Given that AI is a black box, hackers do not need access to the machine learning model itself to cause damage: they just need to be able to control the data. Introducing minute changes to test data, inconceivable to people, can alter the relationships a machine learning program finds.

Photo by Francois Chollet on The Keras Blog

An image-recognition model could be trained to recognize the picture on the left as a panda. However, by adding interference generated from an image of a gibbon, the model no longer sees a panda: it sees a gibbon. And to the developer, there is no difference between the image on the left to the image on the right. Interference such as this creates what is known as “adversarial examples”: data that is normal to us but harmful when used in AI.

And it’s not just adversarial interference; a rotated image or a picture taken in different lighting can confuse AI models. Hackers can intentionally create these differences to produce errors for the algorithm.

When used in the context of national security, the implications of this cybersecurity threat are immense.

But it’s not only test data that the hacker can manipulate. Since AI is continuously learning, any systematic change to new data provided could change the “thought process” of a model.

Model stealing and inversion

In other instances, hackers can even map out an ML model in its entirety. A facial recognition model most likely employs deep-learning as a foundational algorithm. A hacker can fine-tune the parameters of the model, as do the developers, to create a similar replica. Once a replica is created, they can practice their hacking techniques on this model.

Another cybersecurity issue is model inversion, where hackers can recreate the training data used to train a model. Hackers can do this in multiple ways.

ML models create confidence ratings that tell the user how confident it is in its results. Take data point A and data point B: both are extremely similar, yet data point A produces a significantly higher confidence rating than point B. The only way for such similar data to produce different confidence ratings is if one of them was included in the original set of training data. From this confidence rating, hackers can discern training data, which in some instances may be confidential, and breach consumer privacy.

Hackers can also recreate training data by reverse-engineering a model. Take a facial-recognition model that spits out a name given a face. A hacker can recreate the image associated with a name through trial and error. They can feed in images, each with a slight change, to produce an image that matches the desired name.

Policies like the GDPR, which allows users to delete their data from companies, don’t work in situations where AI is used. Given the nature of these attacks, even “deleted” data can be recreated by hackers.

Future Steps

Today, models aren’t designed with “interpretability constraints’’: the notion that a developer will need to be able to explain all aspects of the model and easily identify sources of error. And to understand sources of susceptibilities, we may need to understand what each layer in a CNN does or the weightage of certain filters.

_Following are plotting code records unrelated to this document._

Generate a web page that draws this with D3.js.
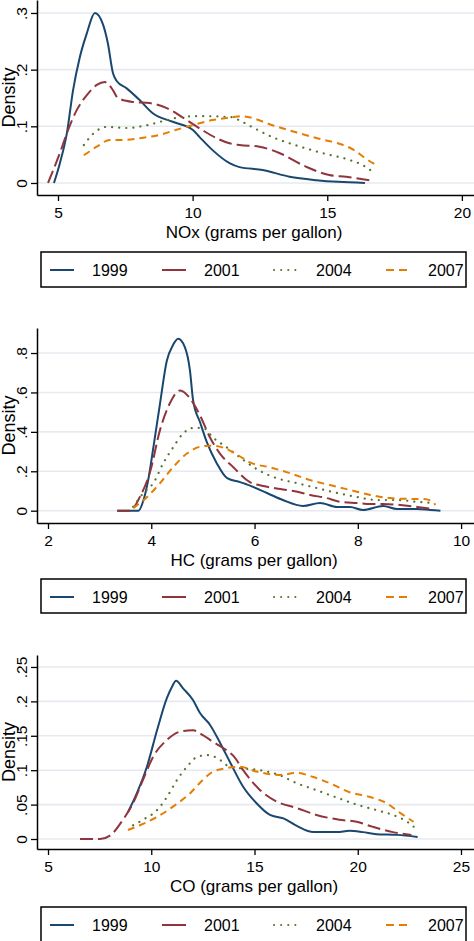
<!DOCTYPE html>
<html><head><meta charset="utf-8">
<script src="https://cdn.jsdelivr.net/npm/d3@7"></script>
<style>body{margin:0;background:#fff;}svg{display:block;font-family:"Liberation Sans",Arial,Helvetica,sans-serif;}</style>
</head><body><svg id="c" width="474" height="941"></svg>
<script>
const years = ["1999","2001","2004","2007"];
const colors = ["#1a476f","#90353b","#55752f","#e37e00"];
const dashes = [null,"13,5","0.1,7","7,5"];

// NOx panel [x, density]
const nox1999 = [[4.85,0],[5.07,0.035],[5.33,0.088],[5.56,0.164],[5.81,0.222],[6.07,0.264],[6.37,0.30],[6.67,0.28],[6.85,0.247],[7.04,0.194],[7.18,0.18],[7.55,0.167],[8.04,0.146],[8.52,0.123],[9.26,0.108],[10.0,0.094],[10.26,0.081],[10.74,0.058],[11.37,0.035],[11.74,0.028],[12.6,0.023],[13.6,0.011],[14.6,0.005],[15.4,0.002],[16.4,0.0]];
const nox2001 = [[4.63,0],[5.07,0.053],[5.33,0.088],[5.7,0.129],[6.07,0.155],[6.44,0.173],[6.74,0.178],[7.04,0.164],[7.22,0.15],[7.78,0.143],[8.41,0.141],[9.04,0.132],[9.78,0.111],[10.37,0.093],[10.89,0.079],[11.37,0.07],[11.74,0.067],[12.48,0.064],[13.22,0.053],[14.2,0.029],[15.07,0.014],[15.7,0.011],[16.56,0.005]];
const nox2004 = [[5.96,0.067],[6.33,0.088],[6.81,0.099],[7.55,0.097],[8.3,0.102],[9.04,0.111],[9.52,0.116],[10.26,0.118],[11.48,0.116],[11.63,0.113],[12.2,0.099],[12.96,0.081],[13.8,0.067],[14.8,0.053],[15.8,0.041],[16.3,0.032],[16.74,0.018]];
const nox2007 = [[5.96,0.049],[6.44,0.064],[6.93,0.076],[7.41,0.076],[8.04,0.079],[8.78,0.085],[9.4,0.094],[10.0,0.102],[10.74,0.111],[11.48,0.116],[11.8,0.118],[12.1,0.116],[12.96,0.102],[13.8,0.09],[14.7,0.078],[15.4,0.07],[16.0,0.058],[16.4,0.044],[16.8,0.032]];

// HC panel
const hc1999 = [[3.34,0],[3.75,0],[3.85,0.054],[3.94,0.155],[4.04,0.32],[4.17,0.545],[4.3,0.76],[4.42,0.84],[4.52,0.872],[4.65,0.83],[4.75,0.71],[4.81,0.56],[4.95,0.445],[5.08,0.345],[5.27,0.24],[5.47,0.165],[5.72,0.145],[5.78,0.14],[6.24,0.09],[6.55,0.054],[6.94,0.024],[7.27,0.039],[7.6,0.019],[7.85,0.019],[8.1,0.004],[8.49,0.024],[8.76,0.009],[9.15,0.009],[9.4,0.004],[9.6,0]];
const hc2001 = [[3.34,0],[3.59,0],[3.78,0.07],[3.98,0.2],[4.17,0.41],[4.36,0.545],[4.56,0.61],[4.75,0.57],[4.95,0.48],[5.14,0.37],[5.33,0.29],[5.59,0.22],[5.91,0.145],[6.17,0.125],[6.5,0.11],[6.83,0.096],[7.08,0.08],[7.4,0.064],[7.66,0.045],[7.99,0.039],[8.24,0.034],[8.49,0.034],[8.82,0.029],[9.15,0.019],[9.46,0.009]];
const hc2004 = [[3.65,0.02],[3.85,0.09],[4.04,0.14],[4.23,0.24],[4.42,0.32],[4.61,0.39],[4.81,0.42],[5.0,0.42],[5.2,0.37],[5.47,0.32],[5.72,0.27],[6.05,0.21],[6.43,0.165],[6.82,0.14],[7.2,0.115],[7.6,0.09],[7.98,0.07],[8.37,0.054],[8.76,0.054],[9.15,0.045],[9.4,0.04],[9.46,0.02]];
const hc2007 = [[3.65,0.013],[3.92,0.07],[4.17,0.14],[4.42,0.22],[4.69,0.29],[4.95,0.325],[5.14,0.33],[5.39,0.32],[5.72,0.275],[5.91,0.245],[6.3,0.22],[6.69,0.19],[7.08,0.155],[7.46,0.13],[7.85,0.105],[8.24,0.08],[8.63,0.064],[9.0,0.06],[9.27,0.06],[9.46,0.045],[9.5,0.029]];

// CO panel
const co1999 = [[8.87,0.039],[9.31,0.067],[9.79,0.105],[10.28,0.158],[10.76,0.205],[11.0,0.221],[11.2,0.23],[11.54,0.219],[12.02,0.202],[12.36,0.183],[12.84,0.166],[13.33,0.14],[13.81,0.112],[14.45,0.076],[15.1,0.052],[15.75,0.035],[16.4,0.03],[17.05,0.019],[17.85,0.01],[19.0,0.01],[19.6,0.012],[20.25,0.01],[20.9,0.007],[21.9,0.006],[22.9,0.003]];
const co2001 = [[6.55,0],[7.52,0],[8.0,0.005],[8.63,0.028],[9.12,0.052],[9.6,0.086],[10.1,0.12],[10.76,0.144],[11.4,0.156],[12.02,0.158],[12.5,0.151],[13.0,0.141],[13.65,0.129],[14.0,0.12],[14.45,0.1],[15.27,0.071],[16.1,0.054],[17.05,0.045],[18.0,0.035],[19.1,0.028],[19.95,0.025],[20.7,0.018],[21.7,0.01],[22.6,0.006]];
const co2004 = [[9.12,0.02],[9.6,0.028],[10.28,0.042],[10.76,0.061],[11.25,0.086],[11.73,0.105],[12.2,0.119],[12.7,0.122],[13.18,0.118],[13.8,0.105],[14.3,0.103],[15.27,0.1],[16.2,0.093],[17.05,0.081],[18.0,0.071],[19.0,0.06],[19.95,0.05],[20.9,0.042],[21.7,0.035],[22.4,0.025],[22.9,0.013]];
const co2007 = [[8.87,0.013],[9.45,0.02],[10.28,0.032],[11.05,0.047],[11.9,0.067],[12.5,0.086],[13.0,0.098],[13.65,0.103],[14.3,0.105],[15.1,0.098],[16.2,0.093],[17.05,0.096],[17.85,0.09],[18.65,0.081],[19.6,0.068],[20.6,0.061],[21.4,0.052],[22.05,0.038],[22.7,0.025]];

const noxTicksX = [5,10,15,20], noxTicksY = [0,0.1,0.2,0.3], noxTickLabelsY = ["0",".1",".2",".3"];
const hcTicksX = [2,4,6,8,10], hcTicksY = [0,0.2,0.4,0.6,0.8], hcTickLabelsY = ["0",".2",".4",".6",".8"];
const coTicksX = [5,10,15,20,25], coTicksY = [0,0.05,0.1,0.15,0.2,0.25], coTickLabelsY = ["0",".05",".1",".15",".2",".25"];

const panels = [
  {series:[nox1999,nox2001,nox2004,nox2007], xd:[4.22,20.45], yd:[-0.0212,0.3229], top:0, bottom:195, tx:noxTicksX, ty:noxTicksY, tyl:noxTickLabelsY, title:"NOx (grams per gallon)", leg:[252,287]},
  {series:[hc1999,hc2001,hc2004,hc2007], xd:[1.787,10.25], yd:[-0.0624,0.927], top:328, bottom:523, tx:hcTicksX, ty:hcTicksY, tyl:hcTickLabelsY, title:"HC (grams per gallon)", leg:[579,613]},
  {series:[co1999,co2001,co2004,co2007], xd:[4.467,25.63], yd:[-0.01453,0.2674], top:655, bottom:849, tx:coTicksX, ty:coTicksY, tyl:coTickLabelsY, title:"CO (grams per gallon)", leg:[907,946]}
];

const svg = d3.select("#c");
const L = 37, R = 474;

panels.forEach(p => {
  const x = d3.scaleLinear().domain(p.xd).range([L, R]);
  const y = d3.scaleLinear().domain(p.yd).range([p.bottom, p.top]);
  const g = svg.append("g");
  g.selectAll("line.grid").data(p.ty).join("line")
    .attr("x1", L).attr("x2", R).attr("y1", d=>y(d)).attr("y2", d=>y(d))
    .attr("stroke", "#e6eaf0").attr("stroke-width", 1.6);
  const line = d3.line().x(d=>x(d[0])).y(d=>y(d[1])).curve(d3.curveMonotoneX);
  p.series.forEach((s,i) => {
    g.append("path").attr("d", line(s)).attr("fill","none")
      .attr("stroke", colors[i]).attr("stroke-width", i===2?2.2:2)
      .attr("stroke-linecap", i===2?"round":"butt")
      .attr("stroke-dasharray", dashes[i]);
  });
  const xa = g.append("g").attr("transform",`translate(0,${p.bottom})`)
    .call(d3.axisBottom(x).tickValues(p.tx).tickSize(6).tickSizeOuter(0).tickPadding(6));
  xa.select(".domain").attr("stroke","#000").attr("stroke-width",1.5);
  xa.selectAll(".tick line").attr("stroke","#000").attr("stroke-width",1.3);
  xa.selectAll(".tick text").attr("font-size",15.5).attr("fill","#000").attr("font-family","Liberation Sans, Arial, sans-serif");
  const ya = g.append("g").attr("transform",`translate(${L},0)`)
    .call(d3.axisLeft(y).tickValues(p.ty).tickSize(6).tickSizeOuter(0).tickFormat((d,i)=>p.tyl[i]));
  ya.select(".domain").attr("stroke","#000").attr("stroke-width",1.5);
  ya.selectAll(".tick line").attr("stroke","#000").attr("stroke-width",1.3);
  ya.selectAll(".tick text").attr("font-size",15.5).attr("fill","#000")
    .attr("font-family","Liberation Sans, Arial, sans-serif")
    .attr("x",0).attr("dy",0).attr("text-anchor","middle")
    .attr("transform","translate(-16,0) rotate(-90)").attr("dominant-baseline","central");
  g.append("text").text("Density")
    .attr("transform",`translate(9,${(p.top+p.bottom)/2}) rotate(-90)`)
    .attr("text-anchor","middle").attr("dominant-baseline","central")
    .attr("font-size",18).attr("fill","#000");
  g.append("text").text(p.title).attr("x", 254).attr("y", p.bottom+43)
    .attr("text-anchor","middle").attr("font-size",17).attr("fill","#000");
  const lg = g.append("g");
  lg.append("rect").attr("x",41).attr("y",p.leg[0]).attr("width",425).attr("height",p.leg[1]-p.leg[0])
    .attr("fill","#fff").attr("stroke","#000").attr("stroke-width",1.5);
  const cy = p.leg[0] + 18;
  years.forEach((yr,i) => {
    const x0 = 50 + i*112;
    lg.append("line").attr("x1",x0).attr("x2",x0+24).attr("y1",cy).attr("y2",cy)
      .attr("stroke",colors[i]).attr("stroke-width",2)
      .attr("stroke-linecap", i===2?"round":"butt")
      .attr("stroke-dasharray", i===2?"0.1,7":(i===3?"8,5":null));
    lg.append("text").text(yr).attr("x",x0+42).attr("y",cy).attr("dominant-baseline","central")
      .attr("font-size",16).attr("fill","#000");
  });
});
</script></body></html>
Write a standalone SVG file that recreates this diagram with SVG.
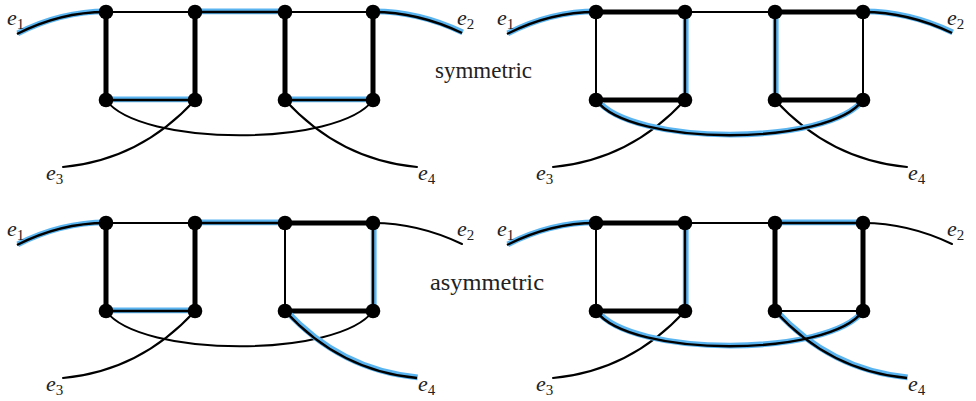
<svg xmlns="http://www.w3.org/2000/svg" width="976" height="401" viewBox="0 0 976 401">
<style>
.thin{fill:none;stroke:#000;stroke-width:2;stroke-linecap:round}
.thick{fill:none;stroke:#000;stroke-width:5;stroke-linecap:round}
.glow{fill:none;stroke:#5ab4f0;stroke-width:5.8;stroke-linecap:butt}
.core{fill:none;stroke:#000;stroke-width:2.4;stroke-linecap:butt}
.node{fill:#000}
.tx{font-family:'Liberation Serif','DejaVu Serif','Times New Roman',Times,serif}
.lbl{font-size:22px;font-style:italic;fill:#222}
.sub{font-style:normal;font-size:15px}
.word{font-size:23px;fill:#222}
</style>
<defs>
<path id="pe1" d="M17,34 Q60,12 106,12"/>
<path id="pe2" d="M373,12 Q418,12 462,33"/>
<path id="pAB" d="M106,12 H195"/>
<path id="pBC" d="M195,12 H285"/>
<path id="pCD" d="M285,12 H373"/>
<path id="pAE" d="M106,12 V100"/>
<path id="pBF" d="M195,12 V100"/>
<path id="pCG" d="M285,12 V100"/>
<path id="pDH" d="M373,12 V100"/>
<path id="pEF" d="M106,100 H195"/>
<path id="pGH" d="M285,100 H373"/>
<path id="parc" d="M106,100 C140,147 339,147 373,100"/>
<path id="pe3" d="M195,100 Q140,160 63,167"/>
<path id="pe4" d="M285,100 Q340,160 417,167"/>
</defs>

<!-- Top-left panel -->
<g id="panel-tl">
<g id="tl-connectors">
<use href="#pAB" class="thin"/>
<use href="#pCD" class="thin"/>
<use href="#parc" class="thin"/>
<use href="#pe3" class="thin"/>
<use href="#pe4" class="thin"/>
<use href="#pAE" class="thick"/>
<use href="#pBF" class="thick"/>
<use href="#pCG" class="thick"/>
<use href="#pDH" class="thick"/>
<g transform="translate(0.7,-0.7)">
<use href="#pe1" class="glow"/><use href="#pe2" class="glow"/><use href="#pBC" class="glow"/><use href="#pEF" class="glow"/><use href="#pGH" class="glow"/>
</g>
<use href="#pe1" class="core"/><use href="#pe2" class="core"/><use href="#pBC" class="core"/><use href="#pEF" class="core"/><use href="#pGH" class="core"/>
</g>
<g id="tl-A"><circle class="node" cx="106" cy="12" r="7.3"/></g>
<g id="tl-B"><circle class="node" cx="195" cy="12" r="7.3"/></g>
<g id="tl-C"><circle class="node" cx="285" cy="12" r="7.3"/></g>
<g id="tl-D"><circle class="node" cx="373" cy="12" r="7.3"/></g>
<g id="tl-E"><circle class="node" cx="106" cy="100" r="7.3"/></g>
<g id="tl-F"><circle class="node" cx="195" cy="100" r="7.3"/></g>
<g id="tl-G"><circle class="node" cx="285" cy="100" r="7.3"/></g>
<g id="tl-H"><circle class="node" cx="373" cy="100" r="7.3"/></g>
<g class="tx">
<text class="lbl" x="7" y="25">e<tspan class="sub" dy="4">1</tspan></text>
<text class="lbl" x="457" y="25">e<tspan class="sub" dy="4">2</tspan></text>
<text class="lbl" x="46" y="180">e<tspan class="sub" dy="4">3</tspan></text>
<text class="lbl" x="418" y="180">e<tspan class="sub" dy="4">4</tspan></text>
</g>
</g>

<!-- Top-right panel -->
<g id="panel-tr" transform="translate(490,0)">
<g id="tr-connectors">
<use href="#pBC" class="thin"/>
<use href="#pAE" class="thin"/>
<use href="#pDH" class="thin"/>
<use href="#pe3" class="thin"/>
<use href="#pe4" class="thin"/>
<use href="#pAB" class="thick"/>
<use href="#pCD" class="thick"/>
<use href="#pEF" class="thick"/>
<use href="#pGH" class="thick"/>
<g transform="translate(0.7,-0.7)">
<use href="#pe1" class="glow"/><use href="#pe2" class="glow"/><use href="#pBF" class="glow"/><use href="#pCG" class="glow"/><use href="#parc" class="glow"/>
</g>
<use href="#pe1" class="core"/><use href="#pe2" class="core"/><use href="#pBF" class="core"/><use href="#pCG" class="core"/><use href="#parc" class="core"/>
</g>
<g id="tr-A"><circle class="node" cx="106" cy="12" r="7.3"/></g>
<g id="tr-B"><circle class="node" cx="195" cy="12" r="7.3"/></g>
<g id="tr-C"><circle class="node" cx="285" cy="12" r="7.3"/></g>
<g id="tr-D"><circle class="node" cx="373" cy="12" r="7.3"/></g>
<g id="tr-E"><circle class="node" cx="106" cy="100" r="7.3"/></g>
<g id="tr-F"><circle class="node" cx="195" cy="100" r="7.3"/></g>
<g id="tr-G"><circle class="node" cx="285" cy="100" r="7.3"/></g>
<g id="tr-H"><circle class="node" cx="373" cy="100" r="7.3"/></g>
<g class="tx">
<text class="lbl" x="7" y="25">e<tspan class="sub" dy="4">1</tspan></text>
<text class="lbl" x="457" y="25">e<tspan class="sub" dy="4">2</tspan></text>
<text class="lbl" x="46" y="180">e<tspan class="sub" dy="4">3</tspan></text>
<text class="lbl" x="418" y="180">e<tspan class="sub" dy="4">4</tspan></text>
</g>
</g>

<!-- Bottom-left panel -->
<g id="panel-bl" transform="translate(0,211)">
<g id="bl-connectors">
<use href="#pAB" class="thin"/>
<use href="#pe2" class="thin"/>
<use href="#pCG" class="thin"/>
<use href="#parc" class="thin"/>
<use href="#pe3" class="thin"/>
<use href="#pCD" class="thick"/>
<use href="#pAE" class="thick"/>
<use href="#pBF" class="thick"/>
<use href="#pGH" class="thick"/>
<g transform="translate(0.7,-0.7)">
<use href="#pe1" class="glow"/><use href="#pBC" class="glow"/><use href="#pDH" class="glow"/><use href="#pEF" class="glow"/><use href="#pe4" class="glow"/>
</g>
<use href="#pe1" class="core"/><use href="#pBC" class="core"/><use href="#pDH" class="core"/><use href="#pEF" class="core"/><use href="#pe4" class="core"/>
</g>
<g id="bl-A"><circle class="node" cx="106" cy="12" r="7.3"/></g>
<g id="bl-B"><circle class="node" cx="195" cy="12" r="7.3"/></g>
<g id="bl-C"><circle class="node" cx="285" cy="12" r="7.3"/></g>
<g id="bl-D"><circle class="node" cx="373" cy="12" r="7.3"/></g>
<g id="bl-E"><circle class="node" cx="106" cy="100" r="7.3"/></g>
<g id="bl-F"><circle class="node" cx="195" cy="100" r="7.3"/></g>
<g id="bl-G"><circle class="node" cx="285" cy="100" r="7.3"/></g>
<g id="bl-H"><circle class="node" cx="373" cy="100" r="7.3"/></g>
<g class="tx">
<text class="lbl" x="7" y="25">e<tspan class="sub" dy="4">1</tspan></text>
<text class="lbl" x="457" y="25">e<tspan class="sub" dy="4">2</tspan></text>
<text class="lbl" x="46" y="180">e<tspan class="sub" dy="4">3</tspan></text>
<text class="lbl" x="418" y="180">e<tspan class="sub" dy="4">4</tspan></text>
</g>
</g>

<!-- Bottom-right panel -->
<g id="panel-br" transform="translate(490,211)">
<g id="br-connectors">
<use href="#pBC" class="thin"/>
<use href="#pe2" class="thin"/>
<use href="#pAE" class="thin"/>
<use href="#pGH" class="thin"/>
<use href="#pe3" class="thin"/>
<use href="#pAB" class="thick"/>
<use href="#pCG" class="thick"/>
<use href="#pDH" class="thick"/>
<use href="#pEF" class="thick"/>
<g transform="translate(0.7,-0.7)">
<use href="#pe1" class="glow"/><use href="#pCD" class="glow"/><use href="#pBF" class="glow"/><use href="#parc" class="glow"/><use href="#pe4" class="glow"/>
</g>
<use href="#pe1" class="core"/><use href="#pCD" class="core"/><use href="#pBF" class="core"/><use href="#parc" class="core"/><use href="#pe4" class="core"/>
</g>
<g id="br-A"><circle class="node" cx="106" cy="12" r="7.3"/></g>
<g id="br-B"><circle class="node" cx="195" cy="12" r="7.3"/></g>
<g id="br-C"><circle class="node" cx="285" cy="12" r="7.3"/></g>
<g id="br-D"><circle class="node" cx="373" cy="12" r="7.3"/></g>
<g id="br-E"><circle class="node" cx="106" cy="100" r="7.3"/></g>
<g id="br-F"><circle class="node" cx="195" cy="100" r="7.3"/></g>
<g id="br-G"><circle class="node" cx="285" cy="100" r="7.3"/></g>
<g id="br-H"><circle class="node" cx="373" cy="100" r="7.3"/></g>
<g class="tx">
<text class="lbl" x="7" y="25">e<tspan class="sub" dy="4">1</tspan></text>
<text class="lbl" x="457" y="25">e<tspan class="sub" dy="4">2</tspan></text>
<text class="lbl" x="46" y="180">e<tspan class="sub" dy="4">3</tspan></text>
<text class="lbl" x="418" y="180">e<tspan class="sub" dy="4">4</tspan></text>
</g>
</g>

<g class="tx">
<text class="word" x="435" y="78" textLength="97" lengthAdjust="spacingAndGlyphs">symmetric</text>
<text class="word" x="430" y="290" textLength="114" lengthAdjust="spacingAndGlyphs">asymmetric</text>
</g>
</svg>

If we could peer inside the black box, we can see how a model comes to its conclusion. We can eliminate ways that adversarial data can manipulate a model.

Black box AI is also a result of a mindset that has been created as a result of decades of work in the industry. Work in the tech sector is explosive; in some instances, it may be easier to deploy a product or service and fix any bugs that arise after the fact than conduct rigorous testing prior. After all, facebook’s motto in its early years was “move fast and break things.”

Perhaps it’s the same mindset that has partially led to the creation of black-box AI.

And there is also a notion that black-box AI is the only way to produce accurate AI, which is simply not true. If anything, interpretable AI makes AI more accurate: if developers can understand a model, they can fix errors in an AI’s decision-making process.

“There is no tradeoff between interpretability and accuracy.” — Cynthia Rudin

And maybe, we don’t even need black-box AI. We wouldn’t need to add interpretability constraints if the system was entirely transparent in the first place. The last thing we need is more algorithms making judgment calls involving millions when the same algorithm can’t explain to us why it did what it did.